What is expected
Below is a listing to transcribe in full and exactly; keep the pictures out.
━━ Given data ━━
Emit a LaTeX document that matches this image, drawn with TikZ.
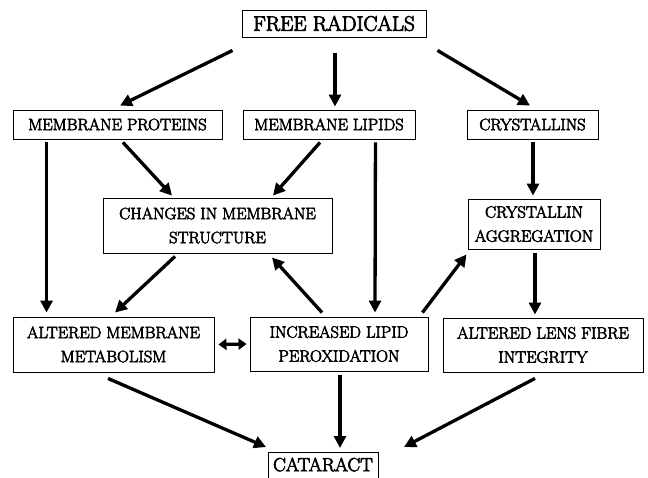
\documentclass[tikz,border=0pt]{standalone}
\usepackage{fontspec}
\newfontfamily\heavy{Latin Modern Roman}[FakeBold=3.5]
\usetikzlibrary{arrows.meta,positioning}
\tikzset{
  box/.style={draw,line width=0.9pt,rectangle,inner sep=0pt,align=center,
    font=\heavy\fontsize{16.5}{24}\selectfont},
  arr/.style={line width=3.3pt,-{Triangle[length=12pt,width=12pt]}},
  darr/.style={line width=3.3pt,{Triangle[length=8pt,width=11pt]}-{Triangle[length=8pt,width=11pt]}},
}
\begin{document}
\begin{tikzpicture}[x=1pt,y=-1pt]
\useasboundingbox (0,0) rectangle (648,478);
\clip (0,0) rectangle (648,478);
% nodes (centres from pixel boxes)
\node[box,minimum width=184pt,minimum height=27pt,font=\heavy\fontsize{21}{24}\selectfont] (fr) at (334,23.5) {FREE RADICALS};
\node[box,minimum width=209pt,minimum height=29pt] (mp) at (117.5,124.5) {MEMBRANE PROTEINS};
\node[box,minimum width=172pt,minimum height=29pt] (ml) at (329,124.5) {MEMBRANE LIPIDS};
\node[box,minimum width=131pt,minimum height=29pt] (cry) at (532.5,124.5) {CRYSTALLINS};
\node[box,minimum width=229pt,minimum height=55pt] (cms) at (217.5,225.5) {CHANGES IN MEMBRANE\\STRUCTURE};
\node[box,minimum width=132pt,minimum height=50pt] (ca) at (534,224) {CRYSTALLIN\\AGGREGATION};
\node[box,minimum width=201pt,minimum height=55pt] (amm) at (113.5,344.5) {ALTERED MEMBRANE\\METABOLISM};
\node[box,minimum width=178pt,minimum height=54pt] (ilp) at (339,344) {INCREASED LIPID\\PEROXIDATION};
\node[box,minimum width=200pt,minimum height=54pt] (alf) at (543,345) {ALTERED LENS FIBRE\\INTEGRITY};
\node[box,minimum width=110pt,minimum height=38pt,anchor=north,font=\heavy\fontsize{19}{24}\selectfont,text depth=14pt] (cat) at (323,452) {CATARACT};
% connectors
\draw[arr] ([shift={(-9,13)}]fr.south west) -- ([shift={(2.5,-4)}]mp.north);
\draw[arr] ([shift={(1,16)}]fr.south) -- ([shift={(6,-3)}]ml.north);
\draw[arr] ([shift={(11,13)}]fr.south east) -- ([shift={(-2.5,-4)}]cry.north);
\draw[arr] ([shift={(5.5,3)}]mp.south) -- ([shift={(-45.5,-2)}]cms.north);
\draw[arr] ([shift={(-9,3)}]ml.south) -- ([shift={(55.5,-2)}]cms.north);
\draw[arr] ([shift={(34,3)}]mp.south west) -- ([shift={(34,-4)}]amm.north west);
\draw[arr] ([shift={(-40,3)}]ml.south east) -- ([shift={(36,-4)}]ilp.north);
\draw[arr] ([shift={(0.5,3)}]cry.south) -- ([shift={(-1,-3)}]ca.north);
\draw[arr] ([shift={(-42.5,3)}]cms.south) -- ([shift={(1.5,-4)}]amm.north);
\draw[arr] ([shift={(-17,-4)}]ilp.north) -- ([shift={(54.5,4)}]cms.south);
\draw[arr] ([shift={(-6,-4)}]ilp.north east) -- ([shift={(-1,5)}]ca.south west);
\draw[arr] ([shift={(1,4)}]ca.south) -- ([shift={(-8,-3)}]alf.north);
\draw[darr] ([shift={(4,0)}]amm.east) -- ([shift={(-3,0)}]ilp.west);
\draw[arr] ([shift={(-5.5,6)}]amm.south) -- ([shift={(-57,-5)}]cat.north);
\draw[arr] ([shift={(1,4)}]ilp.south) -- ([shift={(17,-4)}]cat.north);
\draw[arr] ([shift={(-8,6)}]alf.south) -- ([shift={(81,-5)}]cat.north);
\end{tikzpicture}
\end{document}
━━━
Solution below
Emit a LaTeX document that matches this image, drawn with TikZ.
\documentclass[tikz,border=0pt]{standalone}
\usepackage{fontspec}
\newfontfamily\heavy{Latin Modern Roman}[FakeBold=3.5]
\usetikzlibrary{arrows.meta,positioning}
\tikzset{
  box/.style={draw,line width=0.9pt,rectangle,inner sep=0pt,align=center,
    font=\heavy\fontsize{16.5}{24}\selectfont},
  arr/.style={line width=3.3pt,-{Triangle[length=12pt,width=12pt]}},
  darr/.style={line width=3.3pt,{Triangle[length=8pt,width=11pt]}-{Triangle[length=8pt,width=11pt]}},
}
\begin{document}
\begin{tikzpicture}[x=1pt,y=-1pt]
\useasboundingbox (0,0) rectangle (648,478);
\clip (0,0) rectangle (648,478);
% nodes (centres from pixel boxes)
\node[box,minimum width=184pt,minimum height=27pt,font=\heavy\fontsize{21}{24}\selectfont] (fr) at (334,23.5) {FREE RADICALS};
\node[box,minimum width=209pt,minimum height=29pt] (mp) at (117.5,124.5) {MEMBRANE PROTEINS};
\node[box,minimum width=172pt,minimum height=29pt] (ml) at (329,124.5) {MEMBRANE LIPIDS};
\node[box,minimum width=131pt,minimum height=29pt] (cry) at (532.5,124.5) {CRYSTALLINS};
\node[box,minimum width=229pt,minimum height=55pt] (cms) at (217.5,225.5) {CHANGES IN MEMBRANE\\STRUCTURE};
\node[box,minimum width=132pt,minimum height=50pt] (ca) at (534,224) {CRYSTALLIN\\AGGREGATION};
\node[box,minimum width=201pt,minimum height=55pt] (amm) at (113.5,344.5) {ALTERED MEMBRANE\\METABOLISM};
\node[box,minimum width=178pt,minimum height=54pt] (ilp) at (339,344) {INCREASED LIPID\\PEROXIDATION};
\node[box,minimum width=200pt,minimum height=54pt] (alf) at (543,345) {ALTERED LENS FIBRE\\INTEGRITY};
\node[box,minimum width=110pt,minimum height=38pt,anchor=north,font=\heavy\fontsize{19}{24}\selectfont,text depth=14pt] (cat) at (323,452) {CATARACT};
% connectors
\draw[arr] ([shift={(-9,13)}]fr.south west) -- ([shift={(2.5,-4)}]mp.north);
\draw[arr] ([shift={(1,16)}]fr.south) -- ([shift={(6,-3)}]ml.north);
\draw[arr] ([shift={(11,13)}]fr.south east) -- ([shift={(-2.5,-4)}]cry.north);
\draw[arr] ([shift={(5.5,3)}]mp.south) -- ([shift={(-45.5,-2)}]cms.north);
\draw[arr] ([shift={(-9,3)}]ml.south) -- ([shift={(55.5,-2)}]cms.north);
\draw[arr] ([shift={(34,3)}]mp.south west) -- ([shift={(34,-4)}]amm.north west);
\draw[arr] ([shift={(-40,3)}]ml.south east) -- ([shift={(36,-4)}]ilp.north);
\draw[arr] ([shift={(0.5,3)}]cry.south) -- ([shift={(-1,-3)}]ca.north);
\draw[arr] ([shift={(-42.5,3)}]cms.south) -- ([shift={(1.5,-4)}]amm.north);
\draw[arr] ([shift={(-17,-4)}]ilp.north) -- ([shift={(54.5,4)}]cms.south);
\draw[arr] ([shift={(-6,-4)}]ilp.north east) -- ([shift={(-1,5)}]ca.south west);
\draw[arr] ([shift={(1,4)}]ca.south) -- ([shift={(-8,-3)}]alf.north);
\draw[darr] ([shift={(4,0)}]amm.east) -- ([shift={(-3,0)}]ilp.west);
\draw[arr] ([shift={(-5.5,6)}]amm.south) -- ([shift={(-57,-5)}]cat.north);
\draw[arr] ([shift={(1,4)}]ilp.south) -- ([shift={(17,-4)}]cat.north);
\draw[arr] ([shift={(-8,6)}]alf.south) -- ([shift={(81,-5)}]cat.north);
\end{tikzpicture}
\end{document}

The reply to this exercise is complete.